ここは、架空老舗書店の晴天書房。私はお店番のあんずです。
いよいよ、来月に本屋大賞が発表されますねっ
大賞に選ばれた本は映像化されたりと、
ここ数年での注目度の高さに驚かされます。
今回はそんな「本屋大賞」をテーマにしてみました!
お店の常連さんに、おすすめの本を聞きました。
晴天書房の常連たち
言葉の奥深さを再確認 マロン 文章を書く仕事ゆえに、辞書作りの話を読んで言葉を扱うことの大変さを改めて実感。気を引き締めねば。
本好きで良かった よっすー 本屋大賞のお陰で「羊と鋼~」に出会えたので、それから毎年大賞作品を購入しています。
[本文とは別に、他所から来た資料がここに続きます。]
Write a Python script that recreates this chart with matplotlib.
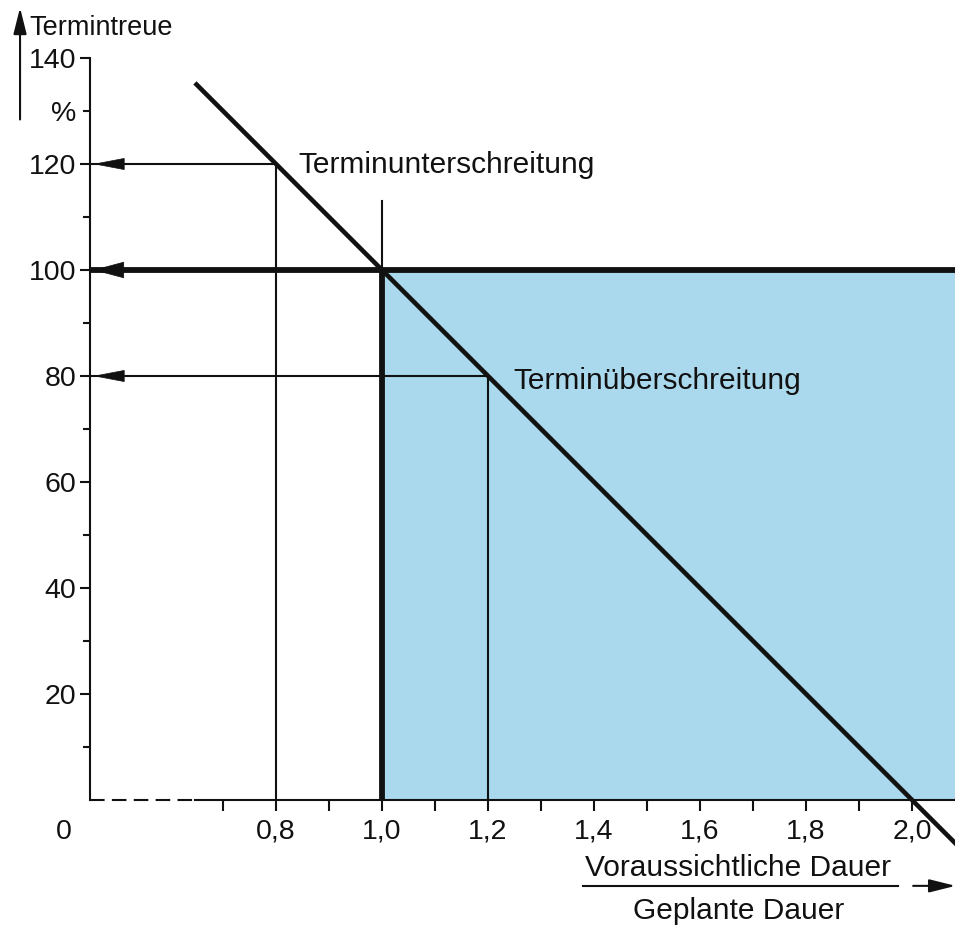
import matplotlib
matplotlib.use("Agg")
import matplotlib.pyplot as plt

# -----------------------------
# Data
# -----------------------------
ratio_points = [0.8, 1.0, 1.2]          # Voraussichtliche / Geplante Dauer
termintreue = [120, 100, 80]            # Termintreue in %
labels_points = ["Terminunterschreitung", "", "Terminüberschreitung"]

diag_x = [0.65, 2.09]                   # Termintreue-Gerade
diag_y = [135, -9]

x_major = [0.8, 1.0, 1.2, 1.4, 1.6, 1.8, 2.0]
x_major_labels = ["0,8", "1,0", "1,2", "1,4", "1,6", "1,8", "2,0"]
x_minor = [0.7, 0.9, 1.1, 1.3, 1.5, 1.7, 1.9]
y_major = [20, 40, 60, 80, 100, 120, 140]
y_major_labels = ["20", "40", "60", "80", "100", "120", "140"]
y_minor = [10, 30, 50, 70, 90, 110, 130]
y_minor_labels = ["", "", "", "", "", "", "%"]

X_MIN, X_MAX = 0.449, 2.081
Y_MIN, Y_MAX = 0, 140

# -----------------------------
# Style
# -----------------------------
plt.rcParams["font.family"] = ["Liberation Sans", "DejaVu Sans"]

INK = "#111111"
BLUE = "#aad8ec"
THIN = 1.5
THICK = 4.2
TICK_FS = 20.5
TEXT_FS = 21.5

# -----------------------------
# Figure
# -----------------------------
fig = plt.figure(figsize=(9.55, 9.26), dpi=100)
ax = fig.add_axes([90 / 955, 126 / 926, 865 / 955, 742 / 926])
ax.set_xlim(X_MIN, X_MAX)
ax.set_ylim(Y_MIN, Y_MAX)

for side in ("top", "right"):
    ax.spines[side].set_visible(False)
for side in ("left", "bottom"):
    ax.spines[side].set_linewidth(THIN)
    ax.spines[side].set_color(INK)
ax.spines["bottom"].set_bounds(0.647, X_MAX)

# broken part of the x axis
ax.plot([X_MIN, 0.647], [0, 0], color=INK, lw=THIN, dashes=(7, 3.5),
        clip_on=False, zorder=4)

# ticks
ax.set_xticks(x_major, x_major_labels)
ax.set_xticks(x_minor, minor=True)
ax.set_yticks(y_major, y_major_labels)
ax.set_yticks(y_minor, y_minor_labels, minor=True)
ax.tick_params(axis="both", which="both", direction="out", color=INK,
               width=THIN, labelsize=TICK_FS, labelcolor=INK)
ax.tick_params(axis="x", which="both", length=8, pad=5)
ax.tick_params(axis="y", which="major", length=7, pad=3)
ax.tick_params(axis="y", which="minor", length=5, pad=5)

# shaded area (overrun region)
ax.fill_between([ratio_points[1], X_MAX], 0, termintreue[1], color=BLUE,
                lw=0, zorder=1)

# guide lines with arrow heads on the y axis
for xv, yv in zip(ratio_points, termintreue):
    if yv == 100:
        ax.plot([X_MIN, X_MAX], [yv, yv], color=INK, lw=THICK,
                solid_capstyle="butt", zorder=3)
        ax.plot([xv, xv], [0, yv], color=INK, lw=THICK,
                solid_capstyle="butt", zorder=3)
        ax.plot([xv, xv], [yv, 113], color=INK, lw=THIN, zorder=3)
        head_w = 0.28
    else:
        ax.plot([X_MIN, xv], [yv, yv], color=INK, lw=THIN, zorder=3)
        ax.plot([xv, xv], [0, yv], color=INK, lw=THIN, zorder=3)
        head_w = 0.2
    ax.annotate("", xy=(0.455, yv), xytext=(0.53, yv),
                arrowprops=dict(arrowstyle=f"-|>,head_length=1.05,head_width={head_w}",
                                mutation_scale=20, color=INK, lw=0.5,
                                shrinkA=0, shrinkB=0),
                zorder=5)

# diagonal
ax.plot(diag_x, diag_y, color=INK, lw=3.3, clip_on=False, zorder=4)

# annotations
ax.text(0.842, 118.3, labels_points[0], fontsize=TEXT_FS, color=INK,
        ha="left", va="baseline", zorder=6)
ax.text(1.247, 77.6, labels_points[2], fontsize=TEXT_FS, color=INK,
        ha="left", va="baseline", zorder=6)

# origin label
ax.text(0.40, -6, "0", fontsize=TICK_FS, color=INK, ha="center", va="center",
        clip_on=False)

# y axis title with arrow
ax.annotate("", xy=(0.317, 149.5), xytext=(0.317, 128.4),
            arrowprops=dict(arrowstyle="-|>,head_length=1.0,head_width=0.25",
                            mutation_scale=16, color=INK, lw=THIN,
                            shrinkA=0, shrinkB=0),
            annotation_clip=False)
ax.text(0.334, 144.4, "Termintreue", fontsize=19.5, color=INK,
        ha="left", va="baseline", clip_on=False)

# x axis title as a fraction with arrow
ax.text(1.672, -14.3, "Voraussichtliche Dauer", fontsize=TEXT_FS, color=INK,
        ha="center", va="baseline", clip_on=False)
ax.plot([1.379, 1.974], [-16.2, -16.2], color=INK, lw=THIN, clip_on=False)
ax.text(1.672, -22.4, "Geplante Dauer", fontsize=TEXT_FS, color=INK,
        ha="center", va="baseline", clip_on=False)
ax.annotate("", xy=(2.082, -16.2), xytext=(2.002, -16.2),
            arrowprops=dict(arrowstyle="-|>,head_length=1.0,head_width=0.25",
                            mutation_scale=16, color=INK, lw=THIN,
                            shrinkA=0, shrinkB=0),
            annotation_clip=False)

fig.savefig("out.png", dpi=100)
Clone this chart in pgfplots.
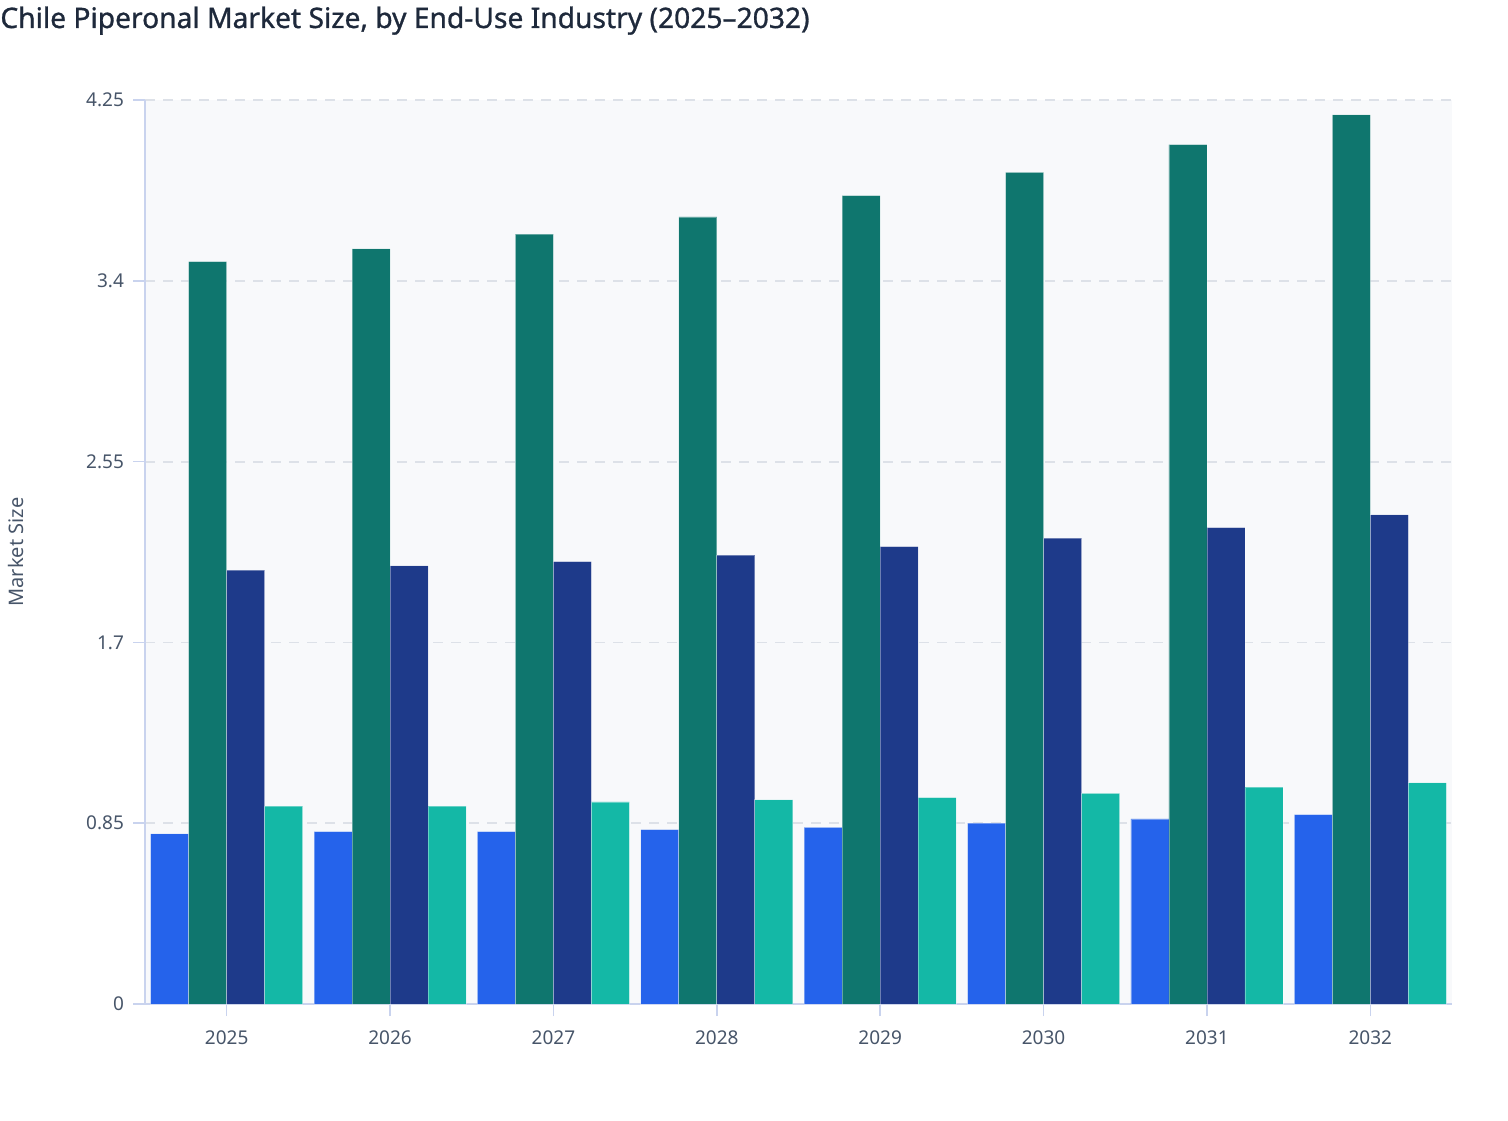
\documentclass[border=0pt]{standalone}
\usepackage{pgfplots}
\pgfplotsset{compat=1.18}
\usepackage{fontspec}
\setmainfont{Noto Sans}

\definecolor{cBlue}{HTML}{2563EB}
\definecolor{cDeep}{HTML}{0F766E}
\definecolor{cNavy}{HTML}{1E3A8A}
\definecolor{cTeal}{HTML}{14B8A6}
\definecolor{titlec}{HTML}{1E293B}
\definecolor{labelc}{HTML}{475569}
\definecolor{axisc}{HTML}{C9D3EE}
\definecolor{gridc}{HTML}{DDE1E8}
\definecolor{bgc}{HTML}{F8F9FB}

\begin{document}
\begin{tikzpicture}[x=1pt,y=1pt]
\path[use as bounding box] (0,0) rectangle (754,560);
\node[anchor=base west, inner sep=0, text=titlec,
      font=\fontsize{14.1}{16}\selectfont\addfontfeatures{FakeBold=1}] at (0,546)
      {Chile Piperonal Market Size, by End-Use Industry (2025–2032)};
\node[rotate=90, text=labelc, font=\fontsize{10}{12}\selectfont] at (8,284) {Market Size};
\begin{axis}[
    at={(72.5pt,58pt)}, anchor=south west,
    scale only axis, width=653.5pt, height=452pt,
    ybar=0pt, bar width=19pt,
    xmin=-0.5, xmax=7.5,
    ymin=0, ymax=4.25,
    xtick={0,...,7},
    xticklabels={2025,2026,2027,2028,2029,2030,2031,2032},
    ytick={0,0.85,1.7,2.55,3.4,4.25},
    yticklabels={0,0.85,1.7,2.55,3.4,4.25},
    axis lines=left, axis line style={-, draw=axisc, line width=0.8pt},
    tick align=outside, major tick length=6pt,
    tick style={draw=axisc, line width=0.8pt},
    ymajorgrids, grid style={draw=gridc, line width=0.9pt, dash pattern=on 5pt off 4pt},
    axis background/.style={fill=bgc},
    ticklabel style={text=labelc, font=\fontsize{9.5}{11}\selectfont},
    /pgf/number format/assume math mode=true,
    xticklabel style={yshift=-4pt},
    yticklabel style={xshift=-1pt},
    every axis plot/.append style={draw=white, draw opacity=0.35, line width=0.4pt},
    clip=false,
]
\addplot[fill=cBlue] coordinates {(0,0.80) (1,0.81) (2,0.81) (3,0.82) (4,0.83) (5,0.85) (6,0.87) (7,0.89)};
\addplot[fill=cDeep] coordinates {(0,3.49) (1,3.55) (2,3.62) (3,3.70) (4,3.80) (5,3.91) (6,4.04) (7,4.18)};
\addplot[fill=cNavy] coordinates {(0,2.04) (1,2.06) (2,2.08) (3,2.11) (4,2.15) (5,2.19) (6,2.24) (7,2.30)};
\addplot[fill=cTeal] coordinates {(0,0.93) (1,0.93) (2,0.95) (3,0.96) (4,0.97) (5,0.99) (6,1.02) (7,1.04)};
\end{axis}
\end{tikzpicture}
\end{document}
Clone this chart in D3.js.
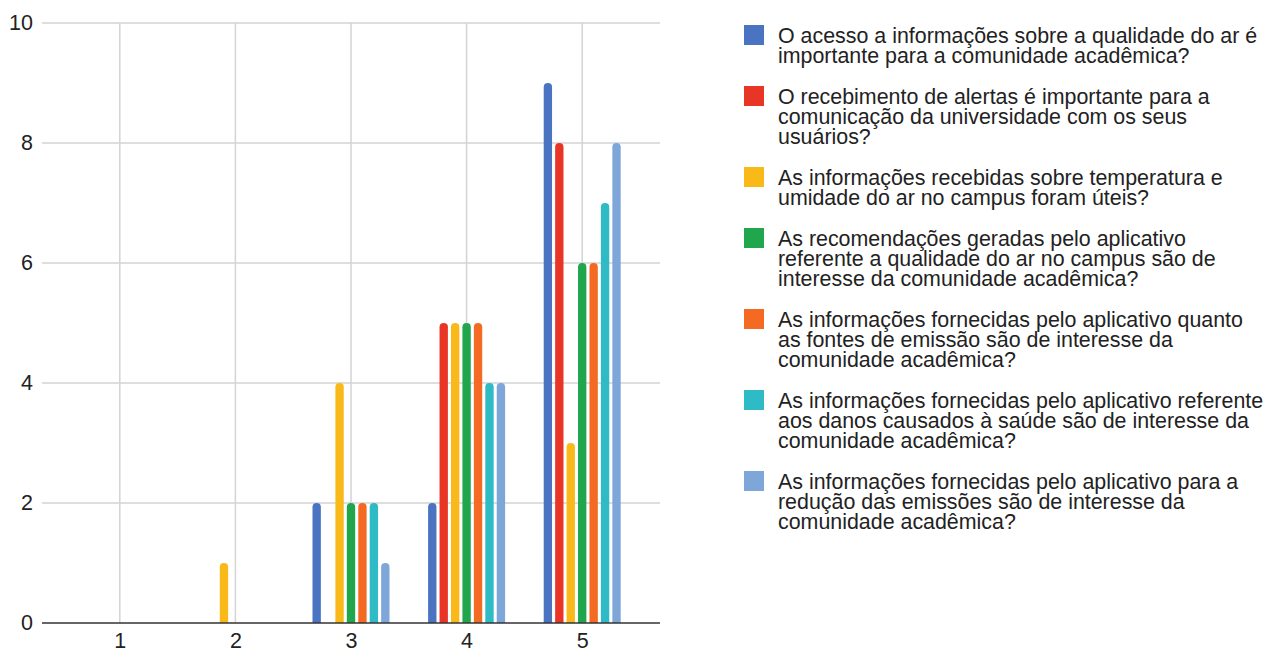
<!DOCTYPE html>
<html>
<head>
<meta charset="utf-8">
<script src="https://cdn.jsdelivr.net/npm/d3@7"></script>
<style>
html,body{margin:0;padding:0;background:#fff;}
svg{display:block;}
text{font-family:"Liberation Sans",Arial,sans-serif;fill:#222;}
</style>
</head>
<body>
<svg id="chart" width="1268" height="653"></svg>
<script>
const categories = ["1","2","3","4","5"];
const seriesNames = [
  "O acesso a informações sobre a qualidade do ar é importante para a comunidade acadêmica?",
  "O recebimento de alertas é importante para a comunicação da universidade com os seus usuários?",
  "As informações recebidas sobre temperatura e umidade do ar no campus foram úteis?",
  "As recomendações geradas pelo aplicativo referente a qualidade do ar no campus são de interesse da comunidade acadêmica?",
  "As informações fornecidas pelo aplicativo quanto as fontes de emissão são de interesse da comunidade acadêmica?",
  "As informações fornecidas pelo aplicativo referente aos danos causados à saúde são de interesse da comunidade acadêmica?",
  "As informações fornecidas pelo aplicativo para a redução das emissões são de interesse da comunidade acadêmica?"
];
const legendLines = [
  ["O acesso a informações sobre a qualidade do ar é","importante para a comunidade acadêmica?"],
  ["O recebimento de alertas é importante para a","comunicação da universidade com os seus","usuários?"],
  ["As informações recebidas sobre temperatura e","umidade do ar no campus foram úteis?"],
  ["As recomendações geradas pelo aplicativo","referente a qualidade do ar no campus são de","interesse da comunidade acadêmica?"],
  ["As informações fornecidas pelo aplicativo quanto","as fontes de emissão são de interesse da","comunidade acadêmica?"],
  ["As informações fornecidas pelo aplicativo referente","aos danos causados à saúde são de interesse da","comunidade acadêmica?"],
  ["As informações fornecidas pelo aplicativo para a","redução das emissões são de interesse da","comunidade acadêmica?"]
];
const colors = ["#4a74c2","#e93526","#f8b919","#20a64c","#f46a23","#2fbbc5","#7fa6d9"];
// values[series][category]
const s1 = [0,0,2,2,9];
const s2 = [0,0,0,5,8];
const s3 = [0,1,4,5,3];
const s4 = [0,0,2,5,6];
const s5 = [0,0,2,5,6];
const s6 = [0,0,2,4,7];
const s7 = [0,0,1,4,8];
const values = [s1,s2,s3,s4,s5,s6,s7];
const yTicks = [0,2,4,6,8,10];

const svg = d3.select("#chart");
const pLeft = 42, pRight = 660, pTop = 23, pBottom = 623;

const x = d3.scalePoint().domain(categories).range([pLeft, pRight]).padding(0.673);
const inner = d3.scaleBand().domain(d3.range(seriesNames.length)).range([-38.5, 38.5]).paddingInner(0.27);
const y = d3.scaleLinear().domain([0, 10]).range([pBottom, pTop]);

// horizontal gridlines
svg.append("g").selectAll("line").data(yTicks.filter(d => d !== 0)).join("line")
  .attr("x1", pLeft).attr("x2", pRight)
  .attr("y1", d => y(d)).attr("y2", d => y(d))
  .attr("stroke", "#d3d3d3").attr("stroke-width", 1.5);
// vertical gridlines
svg.append("g").selectAll("line").data(categories).join("line")
  .attr("x1", d => x(d)).attr("x2", d => x(d))
  .attr("y1", pTop).attr("y2", pBottom)
  .attr("stroke", "#d3d3d3").attr("stroke-width", 1.5);

// y axis labels
const yAxis = d3.axisLeft(y).tickValues(yTicks).tickSize(0).tickPadding(0);
const gy = svg.append("g").attr("transform", `translate(33,0)`).call(yAxis);
gy.select(".domain").remove();
gy.selectAll("text").attr("font-size", "21.5px").attr("fill", "#222")
  .style("font-family", '"Liberation Sans", Arial, sans-serif');

// x axis labels
const xAxis = d3.axisBottom(x).tickSize(0).tickPadding(0);
const gx = svg.append("g").attr("transform", `translate(0,${pBottom + 10})`).call(xAxis);
gx.select(".domain").remove();
gx.selectAll("text").attr("font-size", "21.5px").attr("fill", "#222")
  .style("font-family", '"Liberation Sans", Arial, sans-serif');

// bars
function barPath(x0, w, y0, y1) {
  const h = y0 - y1;
  if (h <= 0) return "";
  const r = Math.min(w / 2, h);
  return `M${x0},${y0} L${x0},${y1 + r} Q${x0},${y1} ${x0 + r},${y1} L${x0 + w - r},${y1} Q${x0 + w},${y1} ${x0 + w},${y1 + r} L${x0 + w},${y0} Z`;
}
const barData = [];
values.forEach((vals, si) => vals.forEach((v, ci) => barData.push({si, ci, v})));
svg.append("g").selectAll("path").data(barData).join("path")
  .attr("d", d => barPath(x(categories[d.ci]) + inner(d.si), inner.bandwidth(), y(0), y(d.v)))
  .attr("fill", d => colors[d.si]);

// baseline
svg.append("line").attr("x1", pLeft).attr("x2", pRight).attr("y1", pBottom).attr("y2", pBottom)
  .attr("stroke", "#333").attr("stroke-width", 1.5);

// legend
const lineH = 20, entryGap = 21;
let ly = 35;
const lg = svg.append("g");
legendLines.forEach((lines, i) => {
  lg.append("rect").attr("x", 744).attr("y", ly - 10).attr("width", 20).attr("height", 20)
    .attr("fill", colors[i]);
  const t = lg.append("text").attr("x", 778).attr("y", ly + 7.5).attr("font-size", "21.4px");
  lines.forEach((ln, j) => {
    t.append("tspan").attr("x", 778).attr("dy", j === 0 ? 0 : lineH).text(ln);
  });
  ly += lines.length * lineH + entryGap;
});
</script>
</body>
</html>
一番信頼している賞かも。
不器用でも「まじめ」に
生きる主人公が愛おしい。
【あらすじ】読書好きで人付き合いが苦手な馬締光也は、玄武書房の営業部で変人として持て余されていた。ところがある日、言葉に対するセンスを評価され、辞書編集部に引き抜かれることに。天職に出会い、仲間に支えられながら辞書作りという大仕事に没頭していく。
プレゼンテーター:
言葉の奥深さを再確認 マロン
主人公は本が大好きで、古本屋で山ほど買っては下宿の床が抜けそうなほど所蔵している馬締光也。大学院では言語学を専攻し「優秀な人材」として出版社に就職したのに、コミュニケーションが苦手なため営業部ではパッとしない日々。
しかしその「言葉マニア」な性格がある時、辞書編集部の目に留まります。言葉に対して鋭い感覚を持ち、他のことには目もくれず辞書の世界に没頭できる馬締は、辞書編集部にはうってつけの存在だったのです。しかし彼は辞書作りに関しては天才でも、他の部分ではボーッとして不器用。
その愛すべきキャラを編集部の仲間や恋人が支えながら、新しい辞書の編纂という大仕事が少しずつ進んでいきます。ひと一倍知識はあるのに、言葉で思いをうまく伝えられない。そんなもどかしい性格だけど、しゃべることに嘘がなく心に曇りがない主人公を、読み進めるうちにどんどん好きになっていきます。

人生に無駄なものなどない。
道を究める全ての人への応援歌
【あらすじ】彼が調律したその音からは、生まれ故郷と同じ森の匂いがしたー。主人公・外村は、偶然目にしたピアノ調律に魅せられ、その世界に飛び込んでいく。先輩や恩師に教えられながら楽器店で経験を積む外村だったが、ピアノを愛する姉妹との出会いが、【才能】に悩む外村の人生を変える。
プレゼンテーター:
本好きで良かった よっすー
『才能が必要なのは間違いないが、才能があるかどうかは十年経たないと分からない』。何というリスクだろうか。若くて一番良い時期の十年を無に捧げるかもしれないのである(私も技能職だが、昔の私が自分の目指す山の高さを知っていたら尻込みしたかもしれない)。技能で食べていくとはそういうことで、近道などなく、手探りで迷いながら上を目指すのみだ。
その終わりの見えない彷徨を、主人公は森に喩える。
調律を中心とした話の主旋律を右手とすると、主人公の中で常に漂う濃い森の気配はちょうど左手のベースコードのよう。一見異質の美を湛える二つの世界が、物語の中で有意に繋がり、響き合いながら紡がれていく心地よさは何度読んでも陶然となる。
個性的な先輩調律師らの助言パートもとても魅力的。夢破れて調律師になった秋野、聴覚過敏で外出もままならなかった過去を持つ柳。それぞれ違う頂点を目指していても、語る言葉は不思議なくらい、森を往く全ての人に響くはずだ。